Zelfstandig ondernemers komen ook in aanmerking voor kinderopvangtoeslag volgens de Wet kinderopvang en kwaliteitseisen peuterspeelzaalwerk. Ook de ouder, die zonder enige vergoeding arbeid verricht in de onderneming van de partner in de zin van art. 3.78 van de Wet Inkomensbelasting 2001. Dit artikel gaat over de meewerkaftrek, die geldt als de partner meer dan 525 uur per jaar meewerkt.

Als de man dus een onderneming heeft en de vrouw (of andersom) minimaal 525 uur per jaar meewerkt, voldoen ze beiden aan de criteria voor de Wet kinderopvang, hebben ze dus recht op een tegemoetkoming van de belastingdienst en kan er dus geen gebruik gemaakt worden van de ‘gemeentelijke regeling’.

Hoe kom ik in aanmerking voor ‘de gemeentelijke regeling’?

Een ouder/verzorger dient aan te tonen dat er geen recht is op de kinderopvangtoeslag.
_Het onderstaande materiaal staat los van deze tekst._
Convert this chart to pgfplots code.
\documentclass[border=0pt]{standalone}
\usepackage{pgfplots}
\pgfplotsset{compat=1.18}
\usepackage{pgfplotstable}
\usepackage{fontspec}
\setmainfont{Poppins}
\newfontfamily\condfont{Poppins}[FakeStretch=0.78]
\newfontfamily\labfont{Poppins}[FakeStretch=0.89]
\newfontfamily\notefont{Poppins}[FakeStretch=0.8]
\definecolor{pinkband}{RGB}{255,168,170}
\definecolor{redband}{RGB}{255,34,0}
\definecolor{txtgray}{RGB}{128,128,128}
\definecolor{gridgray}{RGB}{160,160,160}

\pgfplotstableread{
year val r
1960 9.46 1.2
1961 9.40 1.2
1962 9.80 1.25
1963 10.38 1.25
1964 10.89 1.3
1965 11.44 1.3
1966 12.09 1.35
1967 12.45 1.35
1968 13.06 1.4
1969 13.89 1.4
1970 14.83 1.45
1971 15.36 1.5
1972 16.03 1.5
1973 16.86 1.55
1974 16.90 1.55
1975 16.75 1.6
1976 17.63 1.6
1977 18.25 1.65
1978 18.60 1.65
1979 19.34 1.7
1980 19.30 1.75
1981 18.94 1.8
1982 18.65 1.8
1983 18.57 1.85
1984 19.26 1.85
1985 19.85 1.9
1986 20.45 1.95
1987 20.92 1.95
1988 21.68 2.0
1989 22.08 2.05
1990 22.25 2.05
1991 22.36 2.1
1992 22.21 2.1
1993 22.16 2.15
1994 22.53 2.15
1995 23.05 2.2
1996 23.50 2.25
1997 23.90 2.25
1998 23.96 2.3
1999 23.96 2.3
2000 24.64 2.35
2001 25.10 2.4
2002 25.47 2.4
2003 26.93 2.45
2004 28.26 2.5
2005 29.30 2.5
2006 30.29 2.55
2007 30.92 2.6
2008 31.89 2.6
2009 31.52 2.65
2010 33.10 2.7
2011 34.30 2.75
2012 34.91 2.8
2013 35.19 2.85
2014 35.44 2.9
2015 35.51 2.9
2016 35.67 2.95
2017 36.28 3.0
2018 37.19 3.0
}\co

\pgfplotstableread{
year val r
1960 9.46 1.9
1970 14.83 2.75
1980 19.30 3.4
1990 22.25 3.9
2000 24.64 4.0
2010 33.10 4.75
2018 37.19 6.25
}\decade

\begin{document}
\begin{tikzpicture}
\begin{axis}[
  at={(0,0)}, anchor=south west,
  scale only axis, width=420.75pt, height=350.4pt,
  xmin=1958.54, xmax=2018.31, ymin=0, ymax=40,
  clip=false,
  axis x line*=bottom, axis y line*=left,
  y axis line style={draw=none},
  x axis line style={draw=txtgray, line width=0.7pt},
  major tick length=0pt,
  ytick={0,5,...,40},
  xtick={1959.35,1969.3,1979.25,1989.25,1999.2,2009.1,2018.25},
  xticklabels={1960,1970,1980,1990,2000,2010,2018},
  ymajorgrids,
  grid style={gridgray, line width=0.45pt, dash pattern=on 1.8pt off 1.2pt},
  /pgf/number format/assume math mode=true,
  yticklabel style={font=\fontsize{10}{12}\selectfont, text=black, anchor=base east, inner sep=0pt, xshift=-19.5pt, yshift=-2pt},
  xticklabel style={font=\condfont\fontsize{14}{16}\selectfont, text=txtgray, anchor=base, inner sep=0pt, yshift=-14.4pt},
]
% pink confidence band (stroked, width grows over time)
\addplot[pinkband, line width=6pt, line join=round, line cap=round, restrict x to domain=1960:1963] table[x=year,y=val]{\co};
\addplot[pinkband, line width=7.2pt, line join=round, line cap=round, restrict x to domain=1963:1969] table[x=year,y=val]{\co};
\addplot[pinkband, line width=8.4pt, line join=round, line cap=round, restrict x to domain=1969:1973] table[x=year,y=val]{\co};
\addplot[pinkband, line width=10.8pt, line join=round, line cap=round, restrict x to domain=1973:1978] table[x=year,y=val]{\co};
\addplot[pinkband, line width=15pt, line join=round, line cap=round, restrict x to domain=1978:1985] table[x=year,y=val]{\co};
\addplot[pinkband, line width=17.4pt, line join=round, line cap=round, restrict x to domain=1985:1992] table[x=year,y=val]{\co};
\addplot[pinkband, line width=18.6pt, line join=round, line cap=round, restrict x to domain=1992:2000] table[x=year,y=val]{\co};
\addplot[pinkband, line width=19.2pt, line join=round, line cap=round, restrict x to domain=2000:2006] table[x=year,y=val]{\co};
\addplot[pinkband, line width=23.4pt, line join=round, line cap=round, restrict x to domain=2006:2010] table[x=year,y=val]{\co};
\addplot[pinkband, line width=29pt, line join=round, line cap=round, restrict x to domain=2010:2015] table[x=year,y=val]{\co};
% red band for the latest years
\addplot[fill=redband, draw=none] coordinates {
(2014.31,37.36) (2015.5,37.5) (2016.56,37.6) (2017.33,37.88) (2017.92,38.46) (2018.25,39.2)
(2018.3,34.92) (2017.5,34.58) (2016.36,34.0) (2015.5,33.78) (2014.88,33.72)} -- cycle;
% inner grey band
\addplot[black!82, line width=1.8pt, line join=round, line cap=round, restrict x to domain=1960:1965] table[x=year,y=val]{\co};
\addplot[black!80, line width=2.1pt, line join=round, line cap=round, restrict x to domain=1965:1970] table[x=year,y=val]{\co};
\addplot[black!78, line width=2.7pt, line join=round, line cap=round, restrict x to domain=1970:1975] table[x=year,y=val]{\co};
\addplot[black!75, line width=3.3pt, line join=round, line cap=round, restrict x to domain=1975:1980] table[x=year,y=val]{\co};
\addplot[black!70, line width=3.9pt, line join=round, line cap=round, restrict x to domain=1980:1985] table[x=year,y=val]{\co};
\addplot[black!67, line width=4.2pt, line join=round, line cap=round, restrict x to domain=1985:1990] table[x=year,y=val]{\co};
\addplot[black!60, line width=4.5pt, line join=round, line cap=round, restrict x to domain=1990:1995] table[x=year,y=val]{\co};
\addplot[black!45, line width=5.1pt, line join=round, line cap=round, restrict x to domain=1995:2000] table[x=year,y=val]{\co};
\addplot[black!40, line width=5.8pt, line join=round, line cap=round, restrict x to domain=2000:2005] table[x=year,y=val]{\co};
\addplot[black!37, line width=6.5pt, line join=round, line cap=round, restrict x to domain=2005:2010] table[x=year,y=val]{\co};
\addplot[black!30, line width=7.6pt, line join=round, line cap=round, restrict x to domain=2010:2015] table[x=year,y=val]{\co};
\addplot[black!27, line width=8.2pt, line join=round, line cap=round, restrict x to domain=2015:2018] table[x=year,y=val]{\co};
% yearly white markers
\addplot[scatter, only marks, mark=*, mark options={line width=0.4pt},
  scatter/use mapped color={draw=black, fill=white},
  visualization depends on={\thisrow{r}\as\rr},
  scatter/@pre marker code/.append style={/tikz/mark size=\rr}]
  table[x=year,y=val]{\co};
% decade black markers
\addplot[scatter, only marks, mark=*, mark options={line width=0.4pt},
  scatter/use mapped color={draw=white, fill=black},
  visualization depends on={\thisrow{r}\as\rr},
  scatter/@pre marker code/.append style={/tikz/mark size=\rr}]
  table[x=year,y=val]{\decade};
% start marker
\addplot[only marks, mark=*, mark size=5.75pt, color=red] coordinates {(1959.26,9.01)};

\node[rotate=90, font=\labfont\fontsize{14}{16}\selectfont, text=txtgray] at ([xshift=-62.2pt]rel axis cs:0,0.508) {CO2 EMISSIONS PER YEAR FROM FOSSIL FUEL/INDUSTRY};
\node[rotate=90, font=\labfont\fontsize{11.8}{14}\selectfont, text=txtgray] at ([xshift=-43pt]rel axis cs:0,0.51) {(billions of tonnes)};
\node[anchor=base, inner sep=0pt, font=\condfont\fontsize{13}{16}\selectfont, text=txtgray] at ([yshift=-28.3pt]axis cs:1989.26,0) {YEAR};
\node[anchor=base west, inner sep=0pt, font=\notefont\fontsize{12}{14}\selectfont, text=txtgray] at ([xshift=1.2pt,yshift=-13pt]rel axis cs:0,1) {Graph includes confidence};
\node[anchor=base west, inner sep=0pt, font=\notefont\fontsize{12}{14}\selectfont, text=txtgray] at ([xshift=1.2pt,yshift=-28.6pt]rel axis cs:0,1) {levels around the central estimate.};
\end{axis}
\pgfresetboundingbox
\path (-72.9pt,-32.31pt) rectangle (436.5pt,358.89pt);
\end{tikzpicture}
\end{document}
Daarvan is bijvoorbeeld sprake als u geen of niet allebei een inkomen heeft. U kunt dit op een aantal manieren aantonen. Het meest eenvoudige is om een inkomensverklaring IB60 aan te vragen bij de Belastingdienst. Voorwaarde hiervoor is wel dat u een belastingaangifte ingediend heeft.

Wat is een inkomensverklaring IB60?

Een inkomensverklaring (voorheen IB60-formulier) is in feite bedoeld om (overheids)instanties, die geen inzage hebben in de inkomensgegevens van burgers, te informeren. Denk hierbij bijvoorbeeld aan een woonstichting die graag wil weten hoeveel inkomen iemand heeft om vast te kunnen stellen of iemand voor een bepaalde huurwoning in aanmerking komt. Indien een belastingplichtige een beroep doet op een dergelijke inkomensafhankelijke regeling van een (overheids)instantie dan wenst zij een overzicht waarop de inkomensgegevens van de belastingdienst staat. Hij kan zich in dit geval wenden tot de Belastingdienst met het verzoek een inkomensverklaring te ontvangen.
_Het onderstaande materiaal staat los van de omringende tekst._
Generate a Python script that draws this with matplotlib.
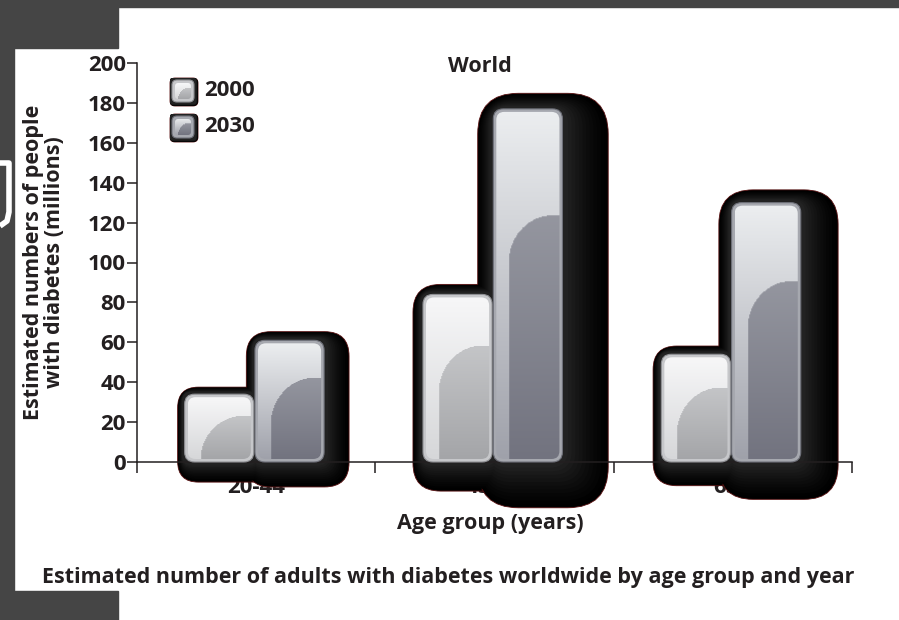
import numpy as np
import matplotlib
matplotlib.use('Agg')
import matplotlib.pyplot as plt
from matplotlib.colors import to_rgb
from matplotlib.patches import FancyBboxPatch, Rectangle

plt.rcParams['font.family'] = ['Open Sans', 'DejaVu Sans']
plt.rcParams['font.weight'] = 'bold'

age_groups = ['20-44', '45-64', '65+']
years = ['2000', '2030']
cases_2000 = [34, 84, 54]
cases_2030 = [61, 177, 130]
y_ticks = list(range(0, 201, 20))

title = 'World'
y_label = 'Estimated numbers of people\nwith diabetes (millions)'
x_label = 'Age group (years)'
caption = 'Estimated number of adults with diabetes worldwide by age group and year'

TEXT = '#231f20'
FRAME = '#454545'
STYLES = {
    '2000': dict(frame='#c6c7ca', edge='#8f9094',
                 light=('#f7f7f8', '#d6d7d9'), dark=('#d2d3d5', '#a4a5a8')),
    '2030': dict(frame='#a6a8af', edge='#6f717a',
                 light=('#eceef0', '#9fa1aa'), dark=('#a3a5ad', '#72737f')),
}
# shadow layers, outermost (black) to innermost (dark grey halo)
SHADES = [str(g) for g in np.linspace(0.0, 0.21, 12) ** 1.3]


def px_scale(ax):
    (x0, y0), (x1, y1) = ax.transData.transform([(0, 0), (1, 1)])
    return x1 - x0, y1 - y0


def rounded(ax, x, y, w, h, r_px, **kw):
    sx, sy = px_scale(ax)
    r_px = min(r_px, w * sx / 2 - 0.5, h * sy / 2 - 0.5)
    return FancyBboxPatch((x, y), w, h,
                          boxstyle=f'round,pad=0,rounding_size={r_px / sx}',
                          mutation_aspect=sx / sy, **kw)


def mix(c_bot, c_top, t):
    a, b = np.array(to_rgb(c_bot)), np.array(to_rgb(c_top))
    return a + (b - a) * t[..., None]


def glossy_image(wpx, hpx, style):
    nx, ny = max(int(round(wpx)), 2), max(int(round(hpx)), 2)
    u = np.arange(nx)[None, :] + 0.5
    v = (ny - np.arange(ny)[:, None]) - 0.5
    t = np.broadcast_to(v / ny, (ny, nx))
    light = mix(style['light'][1], style['light'][0], t)
    dark = mix(style['dark'][1], style['dark'][0], t)
    inset = min(14, 0.2 * nx)
    rx = 0.85 * (nx - inset)
    top = 0.7 * ny
    ry = min(top, 1.1 * rx)
    cx, cy = inset + rx, top - ry
    in_dark = (u >= inset) & (v <= top)
    corner = (u < cx) & (v > cy)
    inside = ((u - cx) / rx) ** 2 + ((v - cy) / ry) ** 2 <= 1
    in_dark = in_dark & (~corner | inside)
    return np.where(in_dark[..., None], dark, light)


def draw_shadow(ax, x, w, h, pads, radius, zorder):
    sx, sy = px_scale(ax)
    n = len(SHADES)
    for k, shade in enumerate(SHADES):
        f = 1 - k / n
        left, top, right, bottom = (2 + (p - 2) * f for p in pads)
        edge = '#5a1212' if k == 0 else 'none'
        patch = rounded(ax, x - left / sx, -bottom / sy,
                        w + (left + right) / sx, h + (top + bottom) / sy,
                        radius * (0.4 + 0.6 * f),
                        facecolor=shade, edgecolor=edge, lw=0.6,
                        zorder=zorder + k * 0.01, clip_on=False)
        ax.add_patch(patch)


def draw_bar(ax, x, w, h, style, radius, zorder):
    sx, sy = px_scale(ax)
    outer = rounded(ax, x, 0, w, h, radius, facecolor=style['frame'],
                    edgecolor=style['edge'], lw=0.8, zorder=zorder, clip_on=False)
    ax.add_patch(outer)
    ix, iy = x + 3 / sx, 3 / sy
    iw, ih = w - 6 / sx, h - 6 / sy
    inner = rounded(ax, ix, iy, iw, ih, radius - 2, facecolor='none',
                    edgecolor='none', zorder=zorder + 0.1, clip_on=False)
    ax.add_patch(inner)
    img = glossy_image(iw * sx, ih * sy, style)
    im = ax.imshow(img, extent=(ix, ix + iw, iy, iy + ih), aspect='auto',
                   interpolation='bilinear', zorder=zorder + 0.2)
    im.set_clip_path(inner)


fig = plt.figure(figsize=(8.99, 6.2), dpi=100, facecolor='white')

# screenshot frame around the figure
for rect in [(0, 0, 14, 620), (0, 0, 899, 7), (0, 0, 118, 48), (0, 591, 118, 29)]:
    x, y, w, h = rect
    fig.add_artist(Rectangle((x / 899, 1 - (y + h) / 620), w / 899, h / 620,
                             transform=fig.transFigure, color=FRAME, zorder=0))
# fragment of a white letter in the left strip
hook = np.array([[0, 163], [9, 163], [9, 212], [7, 221], [0, 226]])
fig.add_artist(plt.Line2D(hook[:, 0] / 899, 1 - hook[:, 1] / 620, color='white',
                          lw=4, solid_capstyle='butt', transform=fig.transFigure,
                          zorder=1))

ax = fig.add_axes([137 / 899, 158 / 620, 715 / 899, 399 / 620])
ax.set_autoscale_on(False)
ax.set_xlim(-0.5, len(age_groups) - 0.5)
ax.set_ylim(0, 200)
ax.set_facecolor('none')

bar_w = 0.29
offsets = {'2000': -0.30, '2030': -0.005}
series = {'2000': cases_2000, '2030': cases_2030}
sx, sy = px_scale(ax)
for i, group in enumerate(age_groups):
    for year in years:
        value = series[year][i]
        hpx = value * sy
        grow = 14 + 0.09 * hpx
        edge = 5 + 0.03 * hpx
        draw_shadow(ax, i + offsets[year], bar_w, value, (edge, edge, grow, grow),
                    16 + 0.07 * hpx, zorder=2)
for i, group in enumerate(age_groups):
    for year in years:
        draw_bar(ax, i + offsets[year], bar_w, series[year][i], STYLES[year], 10, zorder=4)

# axes styling
for side in ['top', 'right']:
    ax.spines[side].set_visible(False)
for side in ['left', 'bottom']:
    ax.spines[side].set_color(TEXT)
    ax.spines[side].set_linewidth(1.1)
ax.spines['bottom'].set_zorder(3)
ax.xaxis.set_zorder(1)

ax.set_yticks(y_ticks)
ax.tick_params(axis='y', length=7, width=1.1, color=TEXT, labelsize=16,
               labelcolor=TEXT, pad=1)
ax.set_xticks(np.arange(-0.5, len(age_groups)))
ax.set_xticklabels([])
ax.set_xticks(np.arange(len(age_groups)), minor=True)
ax.set_xticklabels(age_groups, minor=True)
ax.tick_params(axis='x', which='major', length=8, width=1.1, color=TEXT)
ax.tick_params(axis='x', which='minor', length=0, labelsize=16,
               labelcolor=TEXT, pad=11)

ax.set_ylabel(y_label, fontsize=15.5, fontweight='bold', color=TEXT, linespacing=1.05)
ax.yaxis.set_label_coords(-0.1, 0.5)
ax.set_xlabel(x_label, fontsize=15.5, fontweight='bold', color=TEXT)
ax.xaxis.set_label_coords(0.494, -0.128)

fig.text(480 / 899, 1 - 67 / 620, title, ha='center', va='center',
         fontsize=15.5, color=TEXT)

# legend swatches
for k, year in enumerate(years):
    cy = 91 + 36 * k
    lax = fig.add_axes([172 / 899, 1 - (cy + 11) / 620, 22 / 899, 22 / 620])
    lax.set_xlim(0, 1)
    lax.set_ylim(0, 1)
    lax.axis('off')
    draw_shadow(lax, 0, 1, 1, (2, 2, 4, 4), 5, zorder=2)
    draw_bar(lax, 0, 1, 1, STYLES[year], 5, zorder=4)
    fig.text(204 / 899, 1 - cy / 620, year, ha='left', va='center',
             fontsize=16, color=TEXT)

fig.text(448 / 899, 1 - 577 / 620, caption, ha='center', va='center',
         fontsize=15.5, color=TEXT)

fig.savefig('out.png', dpi=100, facecolor='white')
De verklaring moet aangevraagd worden voor de ouder die geen inkomen heeft, maar deze moet dus wel, eventueel via de partner, een aangifte ingediend hebben.


Noot
1

U hebt bijstand en werk, uitkering als kunstenaar en volgt een traject gericht op arbeidsinschakeling (WWIK), u bent jonger dan 18 jaar hebt bijstand en studeert, u volgt een reïntegratietraject en hebt geen uitkering of werkgever, u volgt een inburgeringtraject op grond van de Wet inburgering, u volgt een reïntegratietraject via UWV of gemeente, of u bent student.